Newsadverse conditions, Yuan devaluation, election debate, Republicans
Sep 01, 2015 11:50 PM EDT
Chinese companies established in the US have definitely created jobs for Americans, but latest adverse conditions in the dragon country's economy have become a cause of concerns for the world's largest economy.
China is being accused of spying activity at the industry and at government level as well. The Chinese money comes with increased concerns, observe market analysts.
The latest Yuan devaluation has become part of the US election debate as Republicans have already started criticizing China for its manipulative measures in currency devaluation that will impact American workers.
The investment made by Chinese companies in the US is estimated to be $12 billion in 2014 alone and it was nothing compared to early 2000. This made China as a fastest growing nation in the list of foreign direct investment (FDI) of the US.
By investing huge amounts, Chinese companies have established factories and other business operations in the US. Over 80,000 Americans are working in Chinese-built US factories, according to the data from Rhodium Group, a New York-based firm that tracks cross-border investment.
Chinese President Xi Jinping's US visit is scheduled for late September this year.

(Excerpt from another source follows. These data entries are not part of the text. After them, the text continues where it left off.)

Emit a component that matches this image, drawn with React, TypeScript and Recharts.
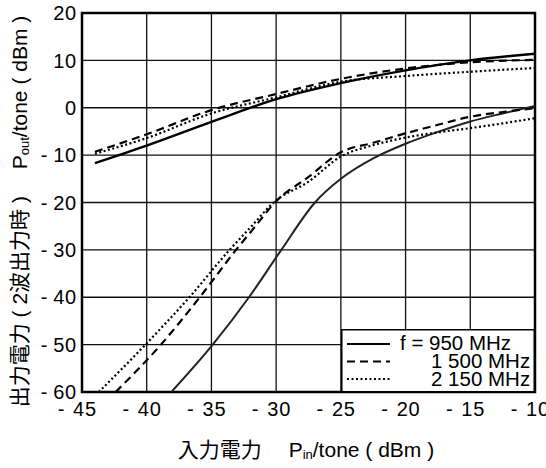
import { LineChart, Line, XAxis, YAxis, CartesianGrid, ReferenceArea, Legend, Label } from 'recharts';

// input power grid (dBm) and the three fundamental output curves
const pinFund = [-44, -40, -35, -30, -25, -20, -15, -10];
const fund950 = [-11.7, -8.0, -3.0, 1.8, 5.2, 7.9, 10.0, 11.4];
const fund1500 = [-9.3, -5.6, -0.5, 2.9, 6.1, 8.3, 9.6, 10.1];
const fund2150 = [-9.7, -6.4, -1.2, 2.2, 5.5, 6.7, 7.6, 8.4];

// lower curves (2-tone products)
const im950X = [-38.1, -34.9, -32.1, -29.6, -27.0, -25, -22.5, -20, -17.5, -15, -12.5, -10];
const im950Y = [-60, -50, -40, -30, -20, -15.0, -10.7, -7.6, -5.1, -2.9, -1.2, 0.4];
const im1500X = [-42.4, -38.9, -35.9, -33.1, -31.6, -30.1, -27.5, -25, -22.5, -20, -17.5, -15, -12.5, -10];
const im1500Y = [-60, -50, -40, -30, -25, -20, -14.6, -9.4, -7.4, -5.4, -3.6, -1.9, -0.9, -0.1];
const im2150X = [-43.7, -40.1, -36.7, -33.6, -31.9, -30.2, -27.5, -25, -22.5, -20, -17.5, -15, -12.5, -10];
const im2150Y = [-60, -50, -40, -30, -25, -20, -15.6, -10.3, -7.9, -6.3, -5.2, -4.3, -3.3, -2.2];

const xTicks = [-45, -40, -35, -30, -25, -20, -15, -10];
const yTicks = [-60, -50, -40, -30, -20, -10, 0, 10, 20];
const legendNames = ['f = 950 MHz', '1 500 MHz', '2 150 MHz'];

const FONT = '"Liberation Sans", "Noto Sans CJK JP", Arial, sans-serif';
const DASH = '8 5';
const DOT = '2 2.5';

const toPoints = (xs: number[], ys: number[]) => xs.map((x, i) => ({ x, y: ys[i] }));

const series = [
  { id: 'f950', data: toPoints(pinFund, fund950), dash: undefined, w: 2.4, color: '#000' },
  { id: 'f1500', data: toPoints(pinFund, fund1500), dash: DASH, w: 2.2, color: '#000' },
  { id: 'f2150', data: toPoints(pinFund, fund2150), dash: DOT, w: 2.2, color: '#000' },
  { id: 'i950', data: toPoints(im950X, im950Y), dash: undefined, w: 2, color: '#222' },
  { id: 'i1500', data: toPoints(im1500X, im1500Y), dash: DASH, w: 2.2, color: '#000' },
  { id: 'i2150', data: toPoints(im2150X, im2150Y), dash: DOT, w: 2.2, color: '#000' },
];

const tickFont = { fontSize: 20, fontFamily: FONT, fill: '#000' };

// "- 40" style: minus sign set apart from the digits
const XTick = ({ x, y, payload }: any) => (
  <g>
    {Number(payload.value) < 0 && <text x={x - 21} y={y} dy="0.71em" textAnchor="middle" {...tickFont}>-</text>}
    <text x={x + 3} y={y} dy="0.71em" textAnchor="middle" letterSpacing={0.8} {...tickFont}>{Math.abs(payload.value)}</text>
  </g>
);

const YTick = ({ x, y, payload }: any) => (
  <g>
    {Number(payload.value) < 0 && (
      <text x={Number(x) - 33} y={y} dy="0.36em" textAnchor="middle" {...tickFont}>-</text>
    )}
    <text x={x} y={y} dy="0.36em" textAnchor="end" letterSpacing={0.8} {...tickFont}>{Math.abs(payload.value)}</text>
  </g>
);

const YTitle = ({ viewBox }: any) => {
  const cy = viewBox.y + viewBox.height / 2 + 9;
  return (
    <text transform={`translate(27, ${cy}) rotate(-90)`} textAnchor="middle" fontSize={21} fontFamily={FONT} fill="#000">
      出力電力 ( 2波出力時 )　 P<tspan fontSize={13} dy={2}>out</tspan><tspan dy={-2}>/tone ( dBm )</tspan>
    </text>
  );
};

const XTitle = () => (
  <text x={306} y={457} textAnchor="middle" fontSize={21} fontFamily={FONT} fill="#000">
    入力電力　 P<tspan fontSize={13} dy={2}>in</tspan><tspan dy={-2}>/tone ( dBm )</tspan>
  </text>
);

const legendStyles = [
  { dash: undefined },
  { dash: DASH },
  { dash: DOT },
];

const renderLegend = () => (
  <svg width={195} height={64} style={{ display: 'block' }}>
    <rect x={0.75} y={0.75} width={192.5} height={62} fill="#fff" stroke="#000" strokeWidth={1.5} />
    {legendNames.map((name, i) => (
      <g key={name}>
        <line x1={6} x2={49} y1={15 + i * 17.5} y2={15 + i * 17.5} stroke="#000" strokeWidth={2.2} strokeDasharray={legendStyles[i].dash} />
        <text x={i === 0 ? 59 : 90} y={21 + i * 17.8} fontSize={20.5} fontFamily={FONT} fill="#000">{name}</text>
      </g>
    ))}
  </svg>
);

export default function App() {
  return (
    <div style={{ position: 'absolute', left: 0, top: 0, background: '#fff' }}>
      <LineChart width={546} height={468} margin={{ top: 13, right: 11, left: 22, bottom: 46 }}>
        <CartesianGrid stroke="#111" strokeWidth={1.3} />
        <XAxis dataKey="x" type="number" domain={[-45, -10]} ticks={xTicks} allowDataOverflow
          axisLine={false} tickLine={false} tickSize={0} tickMargin={10} tick={<XTick />} interval={0}>
          <Label content={<XTitle />} />
        </XAxis>
        <YAxis type="number" domain={[-60, 20]} ticks={yTicks} allowDataOverflow width={60}
          axisLine={false} tickLine={false} tickSize={0} tickMargin={5} tick={<YTick />} interval={0}>
          <Label content={<YTitle />} />
        </YAxis>
        {series.map((s) => (
          <Line key={s.id} data={s.data} dataKey="y" type="monotone" stroke={s.color} strokeWidth={s.w}
            strokeDasharray={s.dash} dot={false} activeDot={false} isAnimationActive={false} legendType="none" />
        ))}
        <ReferenceArea x1={-45} x2={-10} y1={-60} y2={20} fill="none" stroke="#000" strokeWidth={2.5} ifOverflow="visible" />
        <Legend content={renderLegend} layout="vertical" align="center" verticalAlign="middle"
          wrapperStyle={{ left: 341, top: 329, width: 195, height: 64 }} />
      </LineChart>
    </div>
  );
}
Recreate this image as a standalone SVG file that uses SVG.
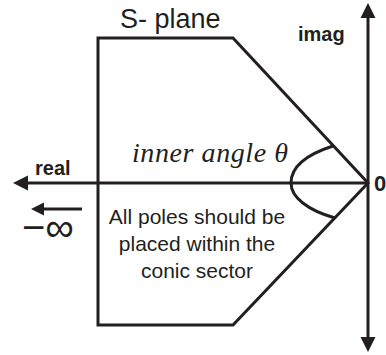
<svg xmlns="http://www.w3.org/2000/svg" width="386" height="355" viewBox="0 0 386 355">
<style>
.ln{fill:none;stroke:#231f20;stroke-width:3;stroke-linejoin:miter}
.ah{fill:#231f20;stroke:none}
.sans{font-family:"Liberation Sans",Arial,sans-serif;fill:#231f20}
.b{font-weight:bold}
</style>
<rect width="386" height="355" fill="#fff"/>
<g id="sector">
<path class="ln" d="M98,38 L233,38 L368,183 L233,325 L98,325 Z"/>
</g>
<g id="connectors">
<line class="ln" x1="368" y1="183" x2="368" y2="14"/>
<polygon class="ah" points="368,3 375.5,18 360.5,18"/>
<line class="ln" x1="368" y1="183" x2="368" y2="340"/>
<polygon class="ah" points="368,352 375.5,337 360.5,337"/>
<line class="ln" x1="368" y1="183" x2="25" y2="183"/>
<polygon class="ah" points="13,183 28,175.5 28,190.5"/>
<line class="ln" x1="82" y1="209" x2="42" y2="209"/>
<polygon class="ah" points="31,209 44,202.5 44,215.5"/>
<path class="ln" d="M333,146 C305,155 291,168 291,183 C291,197 307,210 335,218"/>
</g>
<g id="labels">
<text class="sans" x="120" y="28" font-size="27">S- plane</text>
<text class="sans b" x="298" y="41" font-size="20">imag</text>
<text class="sans b" x="35" y="175" font-size="20">real</text>
<text class="sans b" x="374" y="191" font-size="22">0</text>
<text x="132" y="162" font-family="'Liberation Serif','Times New Roman',serif" font-style="italic" font-size="28" fill="#231f20" textLength="156" lengthAdjust="spacing">inner angle θ</text>
<text class="sans" x="22" y="241" font-size="40">−∞</text>
<g text-anchor="middle" font-size="21">
<text class="sans" x="197" y="224">All poles should be</text>
<text class="sans" x="197" y="251">placed within the</text>
<text class="sans" x="197" y="278">conic sector</text>
</g>
</g>
</svg>
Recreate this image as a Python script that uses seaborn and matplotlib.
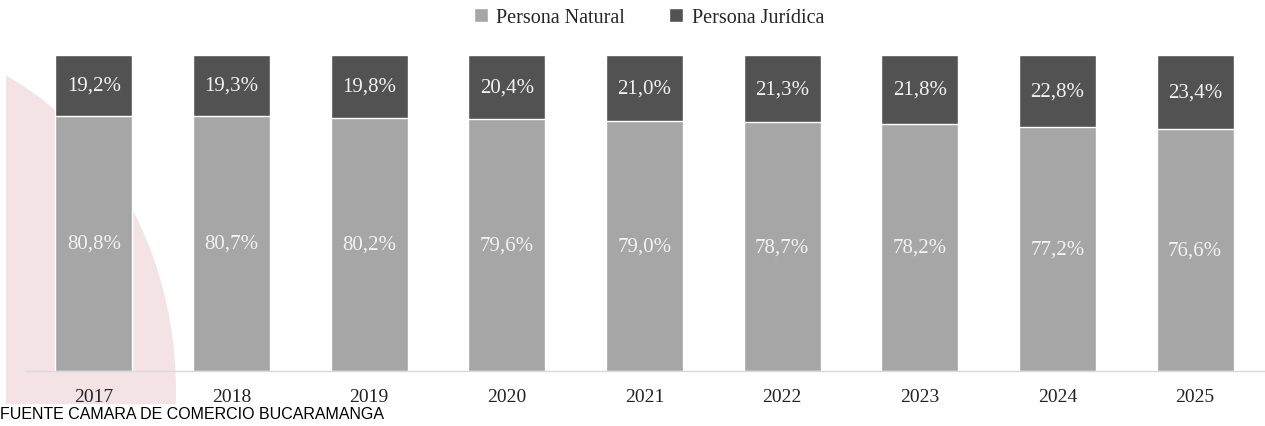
import matplotlib
matplotlib.use("Agg")
import matplotlib.pyplot as plt
from matplotlib.patches import Ellipse, Rectangle
import seaborn as sns
import pandas as pd

# Data
years = ["2017", "2018", "2019", "2020", "2021", "2022", "2023", "2024", "2025"]
natural = [80.8, 80.7, 80.2, 79.6, 79.0, 78.7, 78.2, 77.2, 76.6]
juridica = [19.2, 19.3, 19.8, 20.4, 21.0, 21.3, 21.8, 22.8, 23.4]

LIGHT = "#a6a6a6"
DARK = "#525252"
PINK = "#f3e3e5"

df = pd.DataFrame({"year": years, "natural": natural, "juridica": juridica})
df["total"] = df["natural"] + df["juridica"]

sns.set_style("white")
plt.rcParams["font.family"] = ["Liberation Serif", "DejaVu Serif"]

fig = plt.figure(figsize=(12.65, 4.27), dpi=100)

# decorative pink shape in the background (pixel coords)
bg = fig.add_axes([0, 0, 1, 1], zorder=0)
bg.set_xlim(0, 1265)
bg.set_ylim(427, 0)
bg.axis("off")
clip = Rectangle((6, 0), 400, 405, transform=bg.transData)
blob = Ellipse((-124, 392), 600, 700, facecolor=PINK, edgecolor="none")
bg.add_patch(blob)
blob.set_clip_path(clip)

ax = fig.add_axes([25 / 1265, 55 / 427, 1239 / 1265, 316 / 427], zorder=1)
ax.patch.set_alpha(0)

sns.barplot(data=df, x="year", y="total", color=DARK, width=0.56,
            saturation=1, ax=ax, label="Persona Jurídica")
sns.barplot(data=df, x="year", y="natural", color=LIGHT, width=0.56,
            saturation=1, ax=ax, label="Persona Natural")
if ax.get_legend() is not None:
    ax.get_legend().remove()

ax.set_xlim(-0.5, 8.5)
ax.set_ylim(0, 100)

# value labels inside each segment
for i, (n, j) in enumerate(zip(natural, juridica)):
    ax.text(i, n / 2, f"{n:.1f}%".replace(".", ","), ha="center", va="center",
            color="#f2f2f2", fontsize=15)
    ax.text(i, n + j / 2, f"{j:.1f}%".replace(".", ","), ha="center", va="center",
            color="#f2f2f2", fontsize=15)

ax.set_xlabel("")
ax.set_ylabel("")
ax.set_yticks([])
ax.tick_params(axis="x", length=0, pad=12, labelsize=14, labelcolor="#222222")
for side in ["top", "right", "left"]:
    ax.spines[side].set_visible(False)
ax.spines["bottom"].set_color("#d9d9d9")
ax.spines["bottom"].set_linewidth(1)

handles, labels = ax.get_legend_handles_labels()
order = [labels.index("Persona Natural"), labels.index("Persona Jurídica")]
fig.legend([handles[k] for k in order], [labels[k] for k in order],
           loc="center", bbox_to_anchor=(0.513, 0.957), ncol=2, frameon=False,
           fontsize=14.5, handlelength=0.7, handleheight=0.7, handletextpad=0.4,
           columnspacing=2.2, labelcolor="#262626")

fig.text(0.0, 0.030, "FUENTE CAMARA DE COMERCIO BUCARAMANGA",
         family="Liberation Sans", fontsize=11.5, color="black", ha="left", va="center")

fig.savefig("out.png", dpi=100)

Jinpin's visit is expected to influence economic bilateral issues profoundly.
Chinese companies are suffering from labor supply shortage, surplus capacities, increasing wages, etc. Many Chinese companies that have built factories in remote areas in the US are crossing the borders to close the shop, observe some analysts.
30 years ago, US companies were preferred to begin business operations in China as the dragon country was offering more tax breaks and other incentives. Now, the situation is different. It's reverse migration as Chinese companies started setting up business operations and factories in the US hinterland particularly from 2000 onwards.
Few months ago much before the latest crisis erupted, the US Business Council said that foreign investment from China is not sufficient to rebalance the bilateral economic relations. The US registered trade deficit with China in 2014 and it's more likely to continue for this year also.
China has not reduced purchases of US treasury bills. Because most of the emerging economies prefer to park their funds in US treasury bills as a safe haven. China has not afforded a reciprocal level of market access to US investors in manufacturing, agriculture, automotive and services sectors.
On the other hand, US companies are adjusting to slow growth rate in the Chinese economy. The Wall Street companies are used to double-digit growth rate of Chinese economy all these years. Now, it's negative news that China is growing at below seven percent or at five percent annually. But, it's growing, says Wall Street analysts.
Views of portfolio investors, multi-national companies (MNCs) and owners of Chinese-built US factories differ widely depending upon their own strategies, requirements, and expectations, feel analysts.